Please explain about composition in OOP. in order to build it, Do you use interface or inheritance?

Composition is a “has a” relationship.

see here

OO composition is about creating object clases that act as re-usable code building blocks for more complex class objects. So a Computer for example is composed of a CPU, RAM, a fan, a storage device, circuit boards (e.g. motherboard), an optical device (e.g. DVD drive), a wireless network device etc.

By creating object classes for each of the above components, when you write your Computer object class its data types are made up of all the other object classes you’ve already made (i.e. it composes those object class data types).

If you go on to write a Smart Phone object class, that would be composed of a CPU, RAM, a storage device, a wireless network device.
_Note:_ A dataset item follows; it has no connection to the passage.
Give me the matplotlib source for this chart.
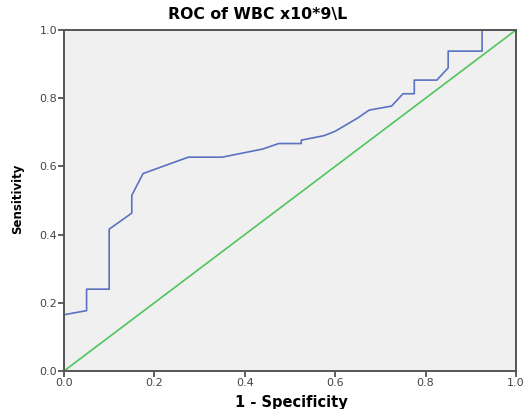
import matplotlib
matplotlib.use('Agg')
import matplotlib.pyplot as plt

# ROC curve points (1 - specificity, sensitivity)
fpr = [0.0, 0.0, 0.05, 0.05, 0.10, 0.10, 0.15, 0.15, 0.175, 0.275, 0.35,
       0.44, 0.475, 0.525, 0.525, 0.575, 0.60, 0.65, 0.675, 0.725, 0.75,
       0.775, 0.775, 0.825, 0.85, 0.85, 0.925, 0.925, 1.0]
tpr = [0.0, 0.165, 0.177, 0.240, 0.240, 0.416, 0.463, 0.515, 0.579, 0.627, 0.627,
       0.651, 0.667, 0.667, 0.677, 0.690, 0.703, 0.742, 0.765, 0.777, 0.813,
       0.813, 0.853, 0.853, 0.889, 0.938, 0.938, 1.0, 1.0]
ref = [0.0, 1.0]
ticks = [0.0, 0.2, 0.4, 0.6, 0.8, 1.0]
tick_labels = ['0.0', '0.2', '0.4', '0.6', '0.8', '1.0']

plt.rcParams['font.family'] = ['DejaVu Sans']

fig = plt.figure(figsize=(5.24, 4.09), dpi=100)
ax = fig.add_axes([0.1221, 0.0929, 0.8626, 0.8338])
ax.set_facecolor('#f0f0f0')

ax.plot(ref, ref, color='#4fc55c', lw=1.2)
ax.plot(fpr, tpr, color='#5a72c0', lw=1.2)

ax.set_xlim(0, 1)
ax.set_ylim(0, 1)
ax.set_xticks(ticks)
ax.set_xticklabels(tick_labels)
ax.set_yticks(ticks)
ax.set_yticklabels(tick_labels)
ax.tick_params(labelsize=8, colors='#444444', length=4, width=1.2, pad=1)
for s in ax.spines.values():
    s.set_color('#555555')
    s.set_linewidth(1.4)

fig.text(258 / 524, 1 - 15 / 409, 'ROC of WBC x10*9\\L', ha='center', va='center',
         fontsize=11.3, fontweight='bold')
fig.text(291 / 524, 1 - 403 / 409, '1 - Specificity', ha='center', va='center',
         fontsize=10.5, fontweight='bold')
fig.text(18 / 524, 1 - 199 / 409, 'Sensitivity', ha='center', va='center',
         fontsize=8.5, fontweight='bold', rotation=90)

fig.savefig('out.png', dpi=100)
You can then just re-use the same object classes in your Smart Phone class as those objects that are also being used in the Computer.

Thanks technowonder!

Can someone express programmatically the difference between Composition and Aggregation? I know that Composition hints that if the parent object is destroyed then so are the contained objects, but how does that differentiate programmatically from aggregation where the aggregated objects are not destroyed?

The difference is subtle and is more conceptual than anything.

Let’s say you needed to write a Car class, the needs of the end user come into play.

If your user is a new car dealership, then destroying the car should destroy all the components, as far as your system is concerned. When instantiating this Car, the constructor would create instances of all the components and prompt the user for details.

However, if the user is a car salvage yard, then all the components have a ‘life’ beyond the life of the car and should be retained after the car is destroyed. In this case the constructor would create only the car ‘container’ and the program would prompt for, and add, all the components that go into that particular car.